> **Short problem**: Starting with the first line of the listing, quote each line exactly until and including the one with "width=367pt,minimum height=200pt] (c2)", leaving pictures out.
-- begin Supplied information --
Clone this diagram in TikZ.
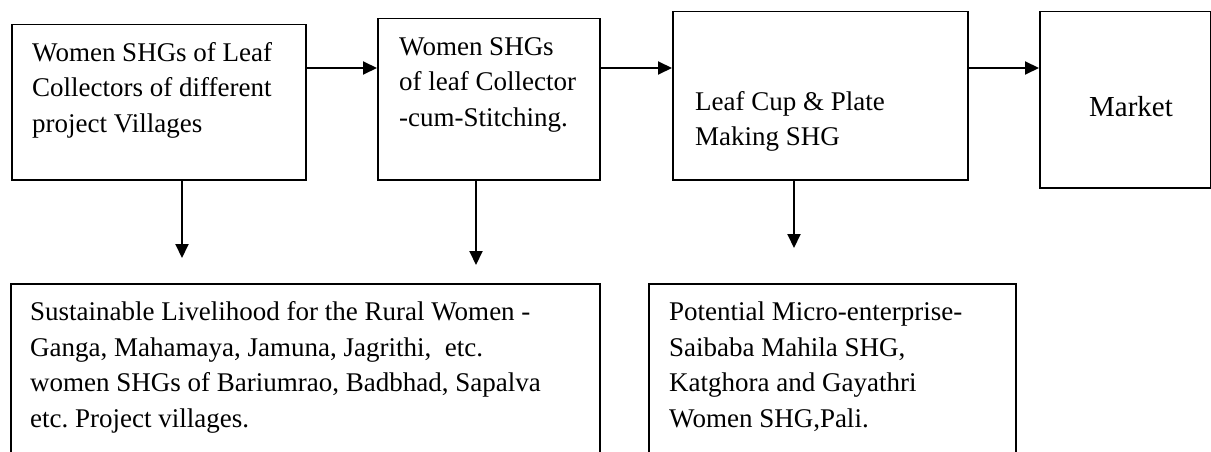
\documentclass[tikz,border=0pt]{standalone}
\usepackage{fontspec}
\setmainfont{Liberation Serif}
\usetikzlibrary{arrows.meta}
\frenchspacing
\begin{document}
\begin{tikzpicture}[x=1pt,y=-1pt,
  box/.style={draw=black,line width=1.5pt,rectangle,inner sep=0pt,anchor=north west},
  label/.style={anchor=base west,align=left,inner sep=0pt,font=\fontsize{27}{35.5}\selectfont},
  arr/.style={line width=2pt,-{Triangle[length=14pt,width=13pt]}}]
\clip (0,0) rectangle (1211,452);
\fill[white] (0,0) rectangle (1211,452);

% top row of boxes
\node[box,minimum width=294pt,minimum height=155pt] (b1) at (11,24) {};
\node[box,minimum width=222pt,minimum height=161pt] (b2) at (377,18) {};
\node[box,minimum width=295pt,minimum height=168pt] (b3) at (672,11) {};
\node[box,minimum width=171pt,minimum height=176pt] (b4) at (1039,11) {};

% bottom boxes (run past the lower edge)
\node[box,minimum width=589pt,minimum height=200pt] (c1) at (10,283) {};
\node[box,minimum width=367pt,minimum height=200pt] (c2) at (648,283) {};

% box texts, placed by the baseline of their last line
\node[label] (t1) at (32,132) {Women SHGs of Leaf\\Collectors of different\\project Villages};
\node[label] (t2) at (399,126) {Women SHGs\\of leaf Collector\\-cum-Stitching.};
\node[label] (t3) at (695,146) {Leaf Cup \& Plate\\Making SHG};
\node[label,anchor=base,font=\fontsize{29}{35.5}\selectfont] (t4) at (1131,117) {Market};
\node[label] (u1) at (30,427) {Sustainable Livelihood for the Rural Women -\\Ganga, Mahamaya, Jamuna, Jagrithi,~ etc.\\women SHGs of Bariumrao, Badbhad, Sapalva\\etc. Project villages.};
\node[label] (u2) at (669,427) {Potential Micro-enterprise-\\Saibaba Mahila SHG,\\Katghora and Gayathri\\Women SHG,Pali.};

% arrow rows and columns
\coordinate (row) at (0,68);
\coordinate (d1) at (182,258);
\coordinate (d2) at (476,265);
\coordinate (d3) at (794,248);

\draw[arr] (b1.east |- row) -- (b2.west |- row);
\draw[arr] (b2.east |- row) -- (b3.west |- row);
\draw[arr] (b3.east |- row) -- (b4.west |- row);

\draw[arr] (b1.south -| d1) -- (d1);
\draw[arr] (b2.south -| d2) -- (d2);
\draw[arr] (b3.south -| d3) -- (d3);
\end{tikzpicture}
\end{document}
-- end Supplied information --
> **Result**:
Clone this diagram in TikZ.
\documentclass[tikz,border=0pt]{standalone}
\usepackage{fontspec}
\setmainfont{Liberation Serif}
\usetikzlibrary{arrows.meta}
\frenchspacing
\begin{document}
\begin{tikzpicture}[x=1pt,y=-1pt,
  box/.style={draw=black,line width=1.5pt,rectangle,inner sep=0pt,anchor=north west},
  label/.style={anchor=base west,align=left,inner sep=0pt,font=\fontsize{27}{35.5}\selectfont},
  arr/.style={line width=2pt,-{Triangle[length=14pt,width=13pt]}}]
\clip (0,0) rectangle (1211,452);
\fill[white] (0,0) rectangle (1211,452);

% top row of boxes
\node[box,minimum width=294pt,minimum height=155pt] (b1) at (11,24) {};
\node[box,minimum width=222pt,minimum height=161pt] (b2) at (377,18) {};
\node[box,minimum width=295pt,minimum height=168pt] (b3) at (672,11) {};
\node[box,minimum width=171pt,minimum height=176pt] (b4) at (1039,11) {};

% bottom boxes (run past the lower edge)
\node[box,minimum width=589pt,minimum height=200pt] (c1) at (10,283) {};
\node[box,minimum width=367pt,minimum height=200pt] (c2) at (648,283) {};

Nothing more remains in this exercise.